I haven’t taken notes or anything (even I am not that odd), but I have noticed several things which I hadn’t had such awareness of before.
For example, our eldest* went through a stage where all she read was Jacqueline Wilson. Give her a story with a broken family unit at its centre and she was happy. I hadn’t realised that her reading tastes have evolved and she is now reading a wider range of books than ever before. There’s nothing wrong with Jacqueline Wilson, I think she’s great and anything that gets your kids reading is fine with me, but I am still pleased to see that at last her horizons have broadened. As a result, her vocabulary has also improved. Hurrah!
Middle froglet has always been an avid reader and can often be located in a very small corner, hunched over a book. Enid Blyton is still high on the list, alongside virtually anything from fantasy to historical novels. But something has also changed for her. She is now avidly collecting ‘vintage’ Enid Blyton. No charity shop is left unturned in the search for ‘just one more’. I feel that I have created a bit of a monster. Has my slightly disconcerting ‘Alice’ habit transferred itself to one of my children? It would seem that perhaps it has.
And lastly, our youngest. He still absolutely loves stories, however now he can be found sitting on the sofa, reading away to himself, rather than just being read to. He has been reading books aloud all year (for school), but this is different. He has fallen into the world of being the private reader; curled up with a good book and immersing himself in the story. I’d forgotten how amazing that feeling is, when you witness a child discovering a sense of becoming the reader for the first time.

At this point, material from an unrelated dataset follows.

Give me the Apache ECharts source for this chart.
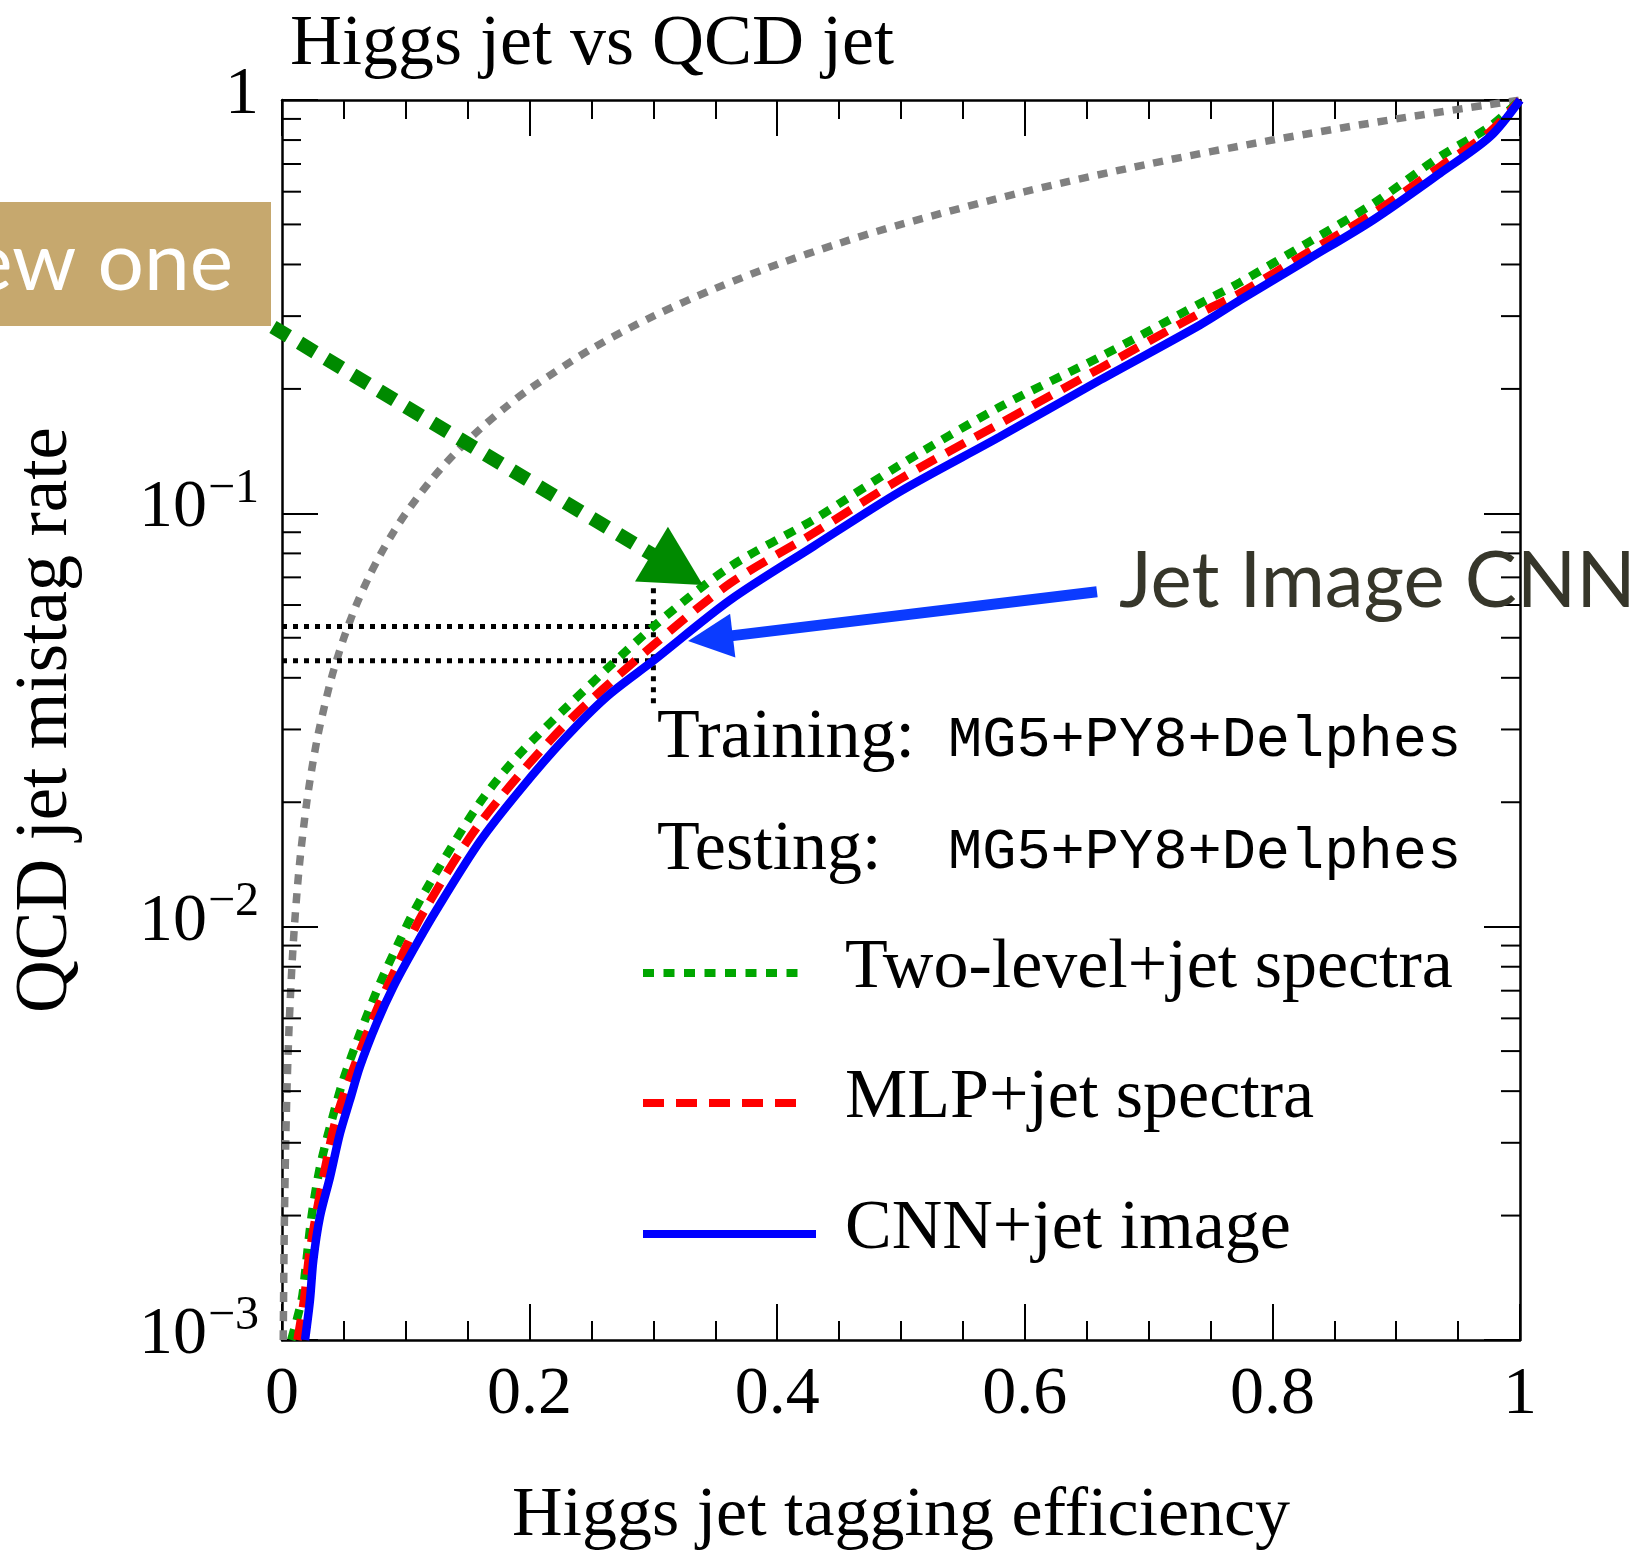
<!DOCTYPE html>
<html>
<head>
<meta charset="utf-8">
<title>Higgs jet vs QCD jet</title>
<script src="https://cdn.jsdelivr.net/npm/echarts@6/dist/echarts.min.js"></script>
<style>
  html, body { margin: 0; padding: 0; background: #ffffff; }
  #chart { width: 1640px; height: 1557px; }
</style>
</head>
<body>
<div id="chart"></div>
<script>
// ROC curves: Higgs jet tagging efficiency (x) vs QCD jet mistag rate (y, log scale)

const xTickValues = [0, 0.2, 0.4, 0.6, 0.8, 1];
const xTickLabels = ['0', '0.2', '0.4', '0.6', '0.8', '1'];
const yTickExponents = [-3, -2, -1, 0];
const yMinorTicks = [
  0.002, 0.003, 0.004, 0.005, 0.006, 0.007, 0.008, 0.009,
  0.02, 0.03, 0.04, 0.05, 0.06, 0.07, 0.08, 0.09,
  0.2, 0.3, 0.4, 0.5, 0.6, 0.7, 0.8, 0.9
];

const seriesNames = ['Two-level+jet spectra', 'MLP+jet spectra', 'CNN+jet image'];

// Two-level + jet spectra (green dotted)
const twoLevelCurve = [
  [0.0075, 0.001], [0.0159, 0.00125], [0.0186, 0.00145], [0.024, 0.0020],
  [0.0307, 0.00262], [0.0388, 0.00328], [0.0495, 0.00426], [0.063, 0.00552],
  [0.0792, 0.0073], [0.0953, 0.00929], [0.106, 0.0108], [0.125, 0.0136],
  [0.16, 0.0200], [0.19, 0.0258], [0.2273, 0.0334], [0.3, 0.0532], [0.362, 0.0743],
  [0.429, 0.0964], [0.4992, 0.1310], [0.58, 0.181], [0.661, 0.2393],
  [0.7415, 0.322], [0.7738, 0.362], [0.8277, 0.45], [0.8815, 0.562],
  [0.9354, 0.73], [0.9758, 0.863], [1.0, 1.0]
];

// MLP + jet spectra (red dashed)
const mlpCurve = [
  [0.0125, 0.001], [0.0178, 0.00125], [0.0226, 0.00165], [0.0334, 0.00248],
  [0.0442, 0.00347], [0.0603, 0.00476], [0.0765, 0.00629], [0.0926, 0.0080],
  [0.114, 0.0108], [0.16, 0.0178], [0.2273, 0.0305], [0.3, 0.048],
  [0.362, 0.0677], [0.429, 0.0894], [0.4992, 0.121], [0.58, 0.165],
  [0.661, 0.2245], [0.7415, 0.305], [0.7738, 0.341], [0.8277, 0.426],
  [0.8815, 0.532], [0.9354, 0.690], [0.9758, 0.838], [1.0, 1.0]
];

// CNN + jet image (blue solid)
const cnnCurve = [
  [0.0186, 0.001], [0.0226, 0.00125], [0.0253, 0.00156], [0.0307, 0.00199],
  [0.0388, 0.00248], [0.0468, 0.00316], [0.0549, 0.00381], [0.063, 0.00459],
  [0.0765, 0.00584], [0.0899, 0.00715], [0.106, 0.00878], [0.125, 0.011],
  [0.16, 0.0161], [0.1922, 0.0214], [0.2273, 0.0283], [0.2623, 0.036],
  [0.3, 0.044], [0.362, 0.0617], [0.429, 0.0831], [0.4992, 0.1129],
  [0.58, 0.1533], [0.661, 0.2103], [0.7415, 0.2856], [0.7738, 0.328],
  [0.8277, 0.410], [0.8815, 0.513], [0.9354, 0.665], [0.9758, 0.815],
  [1.0, 1.0]
];

// Random-guess reference (grey dotted): mistag rate equal to efficiency
const randomCurve = [
  [0.001, 0.001], [0.0015, 0.0015], [0.002, 0.002], [0.003, 0.003],
  [0.004, 0.004], [0.005, 0.005], [0.006, 0.006], [0.008, 0.008],
  [0.01, 0.01], [0.0125, 0.0125], [0.015, 0.015], [0.02, 0.02],
  [0.025, 0.025], [0.03, 0.03], [0.04, 0.04], [0.05, 0.05],
  [0.06, 0.06], [0.07, 0.07], [0.08, 0.08], [0.09, 0.09], [0.1, 0.1],
  [0.12, 0.12], [0.14, 0.14], [0.16, 0.16], [0.18, 0.18], [0.2, 0.2],
  [0.25, 0.25], [0.3, 0.3], [0.35, 0.35], [0.4, 0.4], [0.45, 0.45],
  [0.5, 0.5], [0.6, 0.6], [0.7, 0.7], [0.8, 0.8], [0.9, 0.9], [1.0, 1.0]
];

// Working point guides at 30% tagging efficiency
const guideUpper = [[0, 0.0532], [0.3, 0.0532]];
const guideLower = [[0, 0.0440], [0.3, 0.0440]];
const guideVertical = [[0.3, 0.0347], [0.3, 0.0659]];

// Annotation arrows in data space: [tail, tip]
const greenArrow = [[-0.0073, 0.2825], [0.340, 0.0671]];
const blueArrow = [[0.6583, 0.0646], [0.328, 0.0491]];

const SERIF = '"Liberation Serif", "Times New Roman", serif';
const SANS = 'Lato, "Open Sans", "Noto Sans", sans-serif';
const MONO = '"Liberation Mono", "DejaVu Sans Mono", monospace';

// line styles shared by the curves and their legend keys
const curveStyles = [
  { color: '#00a600', width: 8.5, type: [11, 9.5] },
  { color: '#ff0000', width: 8.5, type: [21, 12] },
  { color: '#0000ff', width: 8.5, type: 'solid' }
];

const chart = echarts.init(document.getElementById('chart'), null, { renderer: 'canvas' });

const axisLineStyle = { color: '#000', width: 2.5 };
const tickStyle = { color: '#000', width: 2 };

function xAxisDef(position, showLabel) {
  return {
    type: 'value', position: position, min: 0, max: 1, interval: 0.2,
    axisLine: { show: true, onZero: false, lineStyle: axisLineStyle },
    axisTick: { show: true, inside: true, length: 36, lineStyle: tickStyle },
    minorTick: { show: true, splitNumber: 4, length: 19, lineStyle: tickStyle },
    splitLine: { show: false },
    axisLabel: {
      show: showLabel, margin: 21, fontFamily: SERIF, fontSize: 68, color: '#000',
      formatter: function (v) {
        const i = xTickValues.findIndex(t => Math.abs(t - v) < 1e-6);
        return i >= 0 ? xTickLabels[i] : '';
      }
    }
  };
}

function yAxisDef(position, showLabel) {
  return {
    type: 'log', logBase: 10, position: position, min: 0.001, max: 1,
    axisLine: { show: true, onZero: false, lineStyle: axisLineStyle },
    axisTick: { show: true, inside: true, length: 36, lineStyle: tickStyle },
    splitLine: { show: false },
    axisLabel: {
      show: showLabel, margin: 23, color: '#000',
      formatter: function (v) {
        const e = Math.round(Math.log10(v));
        if (yTickExponents.indexOf(e) < 0) return '';
        return e === 0 ? '{b|1}' : '{b|10}{s|\u2212' + (-e) + '}';
      },
      rich: {
        b: { fontFamily: SERIF, fontSize: 68, lineHeight: 68, verticalAlign: 'middle', padding: [0, 0, 10, 0], color: '#000' },
        s: { fontFamily: SERIF, fontSize: 48, lineHeight: 48, verticalAlign: 'middle', padding: [0, 0, 48, 1], color: '#000' }
      }
    }
  };
}

const guideStyle = { color: '#000', width: 5, type: [5, 6] };

chart.setOption({
  animation: false,
  backgroundColor: '#ffffff',
  title: {
    text: 'Higgs jet vs QCD jet', left: 290, top: 9, padding: 0,
    textStyle: { fontFamily: SERIF, fontSize: 72, fontWeight: 'normal', color: '#000' }
  },
  grid: { left: 282, right: 120, top: 100, bottom: 217, containLabel: false },
  xAxis: [
    Object.assign(xAxisDef('bottom', true), {
      name: 'Higgs jet tagging efficiency', nameLocation: 'middle', nameGap: 142,
      nameTextStyle: { fontFamily: SERIF, fontSize: 70, color: '#000' }
    }),
    xAxisDef('top', false)
  ],
  yAxis: [
    Object.assign(yAxisDef('left', true), {
      name: 'QCD jet mistag rate', nameLocation: 'middle', nameGap: 199,
      nameTextStyle: { fontFamily: SERIF, fontSize: 73, color: '#000' }
    }),
    yAxisDef('right', false)
  ],
  series: [
    {
      name: 'random', type: 'line', data: randomCurve, symbol: 'none', smooth: 0.3,
      lineStyle: { color: '#808080', width: 7.5, type: [10, 9] }, silent: true, z: 2
    },
    {
      name: 'guide-upper', type: 'line', data: guideUpper, symbol: 'none',
      lineStyle: guideStyle, silent: true, z: 2
    },
    {
      name: 'guide-lower', type: 'line', data: guideLower, symbol: 'none',
      lineStyle: guideStyle, silent: true, z: 2
    },
    {
      name: 'guide-vertical', type: 'line', data: guideVertical, symbol: 'none',
      lineStyle: guideStyle, silent: true, z: 2
    },
    {
      name: seriesNames[0], type: 'line', data: twoLevelCurve, symbol: 'none', smooth: 0.3,
      lineStyle: curveStyles[0], z: 3
    },
    {
      name: seriesNames[1], type: 'line', data: mlpCurve, symbol: 'none', smooth: 0.3,
      lineStyle: curveStyles[1], z: 4
    },
    {
      name: seriesNames[2], type: 'line', data: cnnCurve, symbol: 'none', smooth: 0.3,
      lineStyle: curveStyles[2], z: 5
    },
    {
      // minor ticks of the logarithmic axis, on both the left and right frame
      name: 'y-minor-ticks', type: 'custom', silent: true, z: 6,
      data: yMinorTicks.map(v => [0, v]),
      renderItem: function (params, api) {
        const v = api.value(1);
        const l = api.coord([0, v]);
        const r = api.coord([1, v]);
        return {
          type: 'group',
          children: [
            { type: 'line', shape: { x1: l[0], y1: l[1], x2: l[0] + 19, y2: l[1] }, style: { stroke: '#000', lineWidth: 2 } },
            { type: 'line', shape: { x1: r[0] - 19, y1: r[1], x2: r[0], y2: r[1] }, style: { stroke: '#000', lineWidth: 2 } }
          ]
        };
      }
    }
  ]
});

// Arrow built from two data-space points: a shaft ending at the head base plus a triangular head
function arrowElements(points, color, width, dash, headLen, headHalf) {
  const p0 = chart.convertToPixel({ gridIndex: 0 }, points[0]);
  const p1 = chart.convertToPixel({ gridIndex: 0 }, points[1]);
  const dx = p1[0] - p0[0], dy = p1[1] - p0[1];
  const len = Math.sqrt(dx * dx + dy * dy);
  const ux = dx / len, uy = dy / len;
  const bx = p1[0] - ux * headLen, by = p1[1] - uy * headLen;
  const px = -uy, py = ux;
  return [
    {
      type: 'line', z: 50,
      shape: { x1: p0[0], y1: p0[1], x2: bx + ux * 2, y2: by + uy * 2 },
      style: { stroke: color, lineWidth: width, lineDash: dash, lineCap: 'butt' }
    },
    {
      type: 'polygon', z: 51,
      shape: { points: [[p1[0], p1[1]], [bx + px * headHalf, by + py * headHalf], [bx - px * headHalf, by - py * headHalf]] },
      style: { fill: color }
    }
  ];
}

function label(text, x, y, font, fill, align) {
  return {
    type: 'text', z: 60, x: x, y: y,
    style: {
      text: text, font: font, fill: fill,
      align: align || 'left', verticalAlign: 'middle',
      textAlign: align || 'left', textVerticalAlign: 'middle'
    }
  };
}

// Legend keys: a stroke in each curve's style followed by its name
const legendKeyX = 643, legendKeyLengths = [162, 162, 173], legendRowY = [973, 1103, 1234], legendTextX = 845;
function legendElements() {
  const out = [];
  seriesNames.forEach(function (name, i) {
    const s = curveStyles[i];
    out.push({
      type: 'line', z: 55,
      shape: { x1: legendKeyX, y1: legendRowY[i], x2: legendKeyX + legendKeyLengths[i], y2: legendRowY[i] },
      style: { stroke: s.color, lineWidth: 8, lineDash: Array.isArray(s.type) ? s.type : null, lineCap: 'butt' }
    });
    out.push(label(name, legendTextX, legendRowY[i] - 4, '70px ' + SERIF, '#000', 'left'));
  });
  return out;
}

const graphics = []
  .concat([
    { type: 'rect', z: 40, shape: { x: -10, y: 202, width: 281, height: 124 }, style: { fill: '#c6a86e' } },
    label('ew one', 233, 264, '82px ' + SANS, '#ffffff', 'right')
  ])
  .concat(arrowElements(greenArrow, '#008a00', 14, [18, 13], 60, 32))
  .concat(arrowElements(blueArrow, '#0b3bff', 11, null, 45, 22))
  .concat([
    label('Jet Image CNN', 1119, 582, '78px ' + SANS, '#36362a', 'left'),
    label('Training:', 657, 739, '70px ' + SERIF, '#000', 'left'),
    label('MG5+PY8+Delphes', 948, 741, '57px ' + MONO, '#000', 'left'),
    label('Testing:', 657, 851, '70px ' + SERIF, '#000', 'left'),
    label('MG5+PY8+Delphes', 948, 853, '57px ' + MONO, '#000', 'left')
  ])
  .concat(legendElements());

chart.setOption({ graphic: graphics });
</script>
</body>
</html>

The journey from being the audience to becoming the reader is a complex one, which differs greatly from child to child. We have always read a great deal to our children and so they have been surrounded by high quality texts from birth. I am certain that their relationship with books has a lot to to do with the fact they are constantly encircled by them and so reading is a very natural part of everyday life. We always have reading before bed. Nowadays the girls read to themselves, whereas boy wonder is read to, but the premise is the same. You can’t finish the day off properly without the routine of reading, even if it’s just a few pages.
Linked into the routine of reading is play. Play has been encouraged through each stage of our children’s lives, whether it be dressing up as a cat at Bethnal Green Museum

or pretending to slay a dragon through the power of a die,

- ‘I will slay the beast, mwahaha.’
or trying your best to beat Dad!

I honestly believe that playing games which stretch your imagination, coupled with being read to will result in a real love of books. Go on, have a go, you know you want to.
* Our eldest froglet does exist but would be mortified if I uploaded a photo of her!